Question on BiCMOS Inverter

Hi Everyone,

Please find the attached document for the BiCMOS Inverter and clear my doubts. I have posted the entire explaination of the same and at the end there are 2 questions.

Regards
Mujju433

Condition I:
@ Vin= LOW, when Vdd-Vc(out)High<Vbe2(cutin) - Q2 is OFF

Condition II
@ Vin= HIGH. When Vc(out)LOW<Vbe1(cutin)- Q1 is OFF

with an assumption that the Vds(sat) of Mp and MN are negligible

Dear CM Krishna,

In the text it says that in condition 1 , Capacitor charges to Vdd-Vbe , i.e assume 5-0.7 =4.3 and then it fully charges when Q2 cuts off, As per your reply , Vdd-Vc<Vbe2 and Q2 is off , How?, What is the value of Vc here?

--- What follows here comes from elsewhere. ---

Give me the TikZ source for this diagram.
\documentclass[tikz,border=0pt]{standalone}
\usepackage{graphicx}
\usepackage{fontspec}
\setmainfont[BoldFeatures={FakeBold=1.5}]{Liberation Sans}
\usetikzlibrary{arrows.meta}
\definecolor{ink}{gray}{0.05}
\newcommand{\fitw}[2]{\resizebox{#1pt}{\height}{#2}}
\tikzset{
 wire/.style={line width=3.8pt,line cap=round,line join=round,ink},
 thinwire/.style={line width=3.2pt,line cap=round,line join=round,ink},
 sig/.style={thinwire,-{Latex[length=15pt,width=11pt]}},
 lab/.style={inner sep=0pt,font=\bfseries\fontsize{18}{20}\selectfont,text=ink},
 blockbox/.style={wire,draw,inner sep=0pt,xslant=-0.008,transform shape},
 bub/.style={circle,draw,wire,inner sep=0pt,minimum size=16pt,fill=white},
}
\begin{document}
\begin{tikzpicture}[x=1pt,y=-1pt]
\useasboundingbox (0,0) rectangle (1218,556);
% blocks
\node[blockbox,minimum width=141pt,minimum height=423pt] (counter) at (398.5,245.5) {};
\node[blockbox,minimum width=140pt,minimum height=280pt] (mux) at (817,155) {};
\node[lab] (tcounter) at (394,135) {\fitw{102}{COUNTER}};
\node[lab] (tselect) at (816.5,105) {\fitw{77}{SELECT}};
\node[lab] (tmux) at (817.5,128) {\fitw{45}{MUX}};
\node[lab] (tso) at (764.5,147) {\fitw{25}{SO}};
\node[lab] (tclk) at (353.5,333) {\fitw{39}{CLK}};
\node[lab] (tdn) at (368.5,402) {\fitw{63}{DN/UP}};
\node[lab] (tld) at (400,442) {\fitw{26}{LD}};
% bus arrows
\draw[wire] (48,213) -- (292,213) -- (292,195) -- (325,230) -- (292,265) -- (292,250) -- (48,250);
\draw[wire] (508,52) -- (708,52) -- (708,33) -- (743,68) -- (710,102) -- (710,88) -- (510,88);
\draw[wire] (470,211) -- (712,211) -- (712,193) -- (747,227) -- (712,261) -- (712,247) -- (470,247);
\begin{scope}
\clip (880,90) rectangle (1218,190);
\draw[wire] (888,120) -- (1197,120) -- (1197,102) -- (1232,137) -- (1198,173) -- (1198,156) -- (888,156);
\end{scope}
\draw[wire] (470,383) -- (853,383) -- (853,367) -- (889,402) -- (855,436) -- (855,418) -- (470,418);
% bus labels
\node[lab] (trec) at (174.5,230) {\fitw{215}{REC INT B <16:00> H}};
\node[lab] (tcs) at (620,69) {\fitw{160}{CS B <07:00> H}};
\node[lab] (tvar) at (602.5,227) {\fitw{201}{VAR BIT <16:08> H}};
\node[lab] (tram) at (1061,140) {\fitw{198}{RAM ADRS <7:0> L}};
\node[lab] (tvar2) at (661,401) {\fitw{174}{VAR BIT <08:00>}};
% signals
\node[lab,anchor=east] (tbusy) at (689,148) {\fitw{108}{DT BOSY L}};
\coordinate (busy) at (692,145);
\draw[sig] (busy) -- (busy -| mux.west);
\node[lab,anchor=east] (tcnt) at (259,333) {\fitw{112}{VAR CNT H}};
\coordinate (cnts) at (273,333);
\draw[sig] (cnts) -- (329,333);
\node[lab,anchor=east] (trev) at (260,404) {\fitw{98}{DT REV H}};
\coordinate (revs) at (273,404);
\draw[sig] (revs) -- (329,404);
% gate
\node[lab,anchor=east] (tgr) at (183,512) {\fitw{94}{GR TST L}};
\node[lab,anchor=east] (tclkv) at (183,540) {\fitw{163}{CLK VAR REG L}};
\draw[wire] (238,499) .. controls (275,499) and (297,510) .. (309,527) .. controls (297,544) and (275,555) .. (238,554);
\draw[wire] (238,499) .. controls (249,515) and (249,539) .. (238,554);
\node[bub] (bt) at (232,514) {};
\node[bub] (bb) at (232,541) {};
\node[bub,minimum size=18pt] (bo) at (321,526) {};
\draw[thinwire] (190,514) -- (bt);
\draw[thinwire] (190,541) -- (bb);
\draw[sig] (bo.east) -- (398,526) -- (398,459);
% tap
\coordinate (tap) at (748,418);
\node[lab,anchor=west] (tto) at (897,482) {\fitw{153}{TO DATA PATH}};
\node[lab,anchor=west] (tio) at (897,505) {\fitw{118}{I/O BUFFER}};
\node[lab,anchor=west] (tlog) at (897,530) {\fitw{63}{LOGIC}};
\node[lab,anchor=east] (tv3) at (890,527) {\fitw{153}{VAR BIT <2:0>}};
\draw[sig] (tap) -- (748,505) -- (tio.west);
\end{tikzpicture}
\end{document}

Initially Q2 is ON, What makes it off?

Hi mujju

Please find enclosed here with the simulation waveform of the circuit:

The enclosed waveforms starting from bottom indicate 1) MoS Inverter output 2)The current waveform thru Resistor(5K used) placed across top BJT Emitter base (This shape also indicates the Emitter base Voltage wave shape).3)Base current of top BJT 4) Current thru the Load capacitor.

From the waveforms we observe that the PMOS Drain drives current thru { Resistor(5K used) and top BJT Emitter base combination } into the load capacitor.The BJT will conducts when its Vbe is greater than cutin voltage and charges capacitor thru collector emitter within a short period.

once the capacitor is fully charged, as there is no more charging current thru resistor, there by no Vbe(cutin) potential and hence BJT will be in cut off for rest of the cycle period.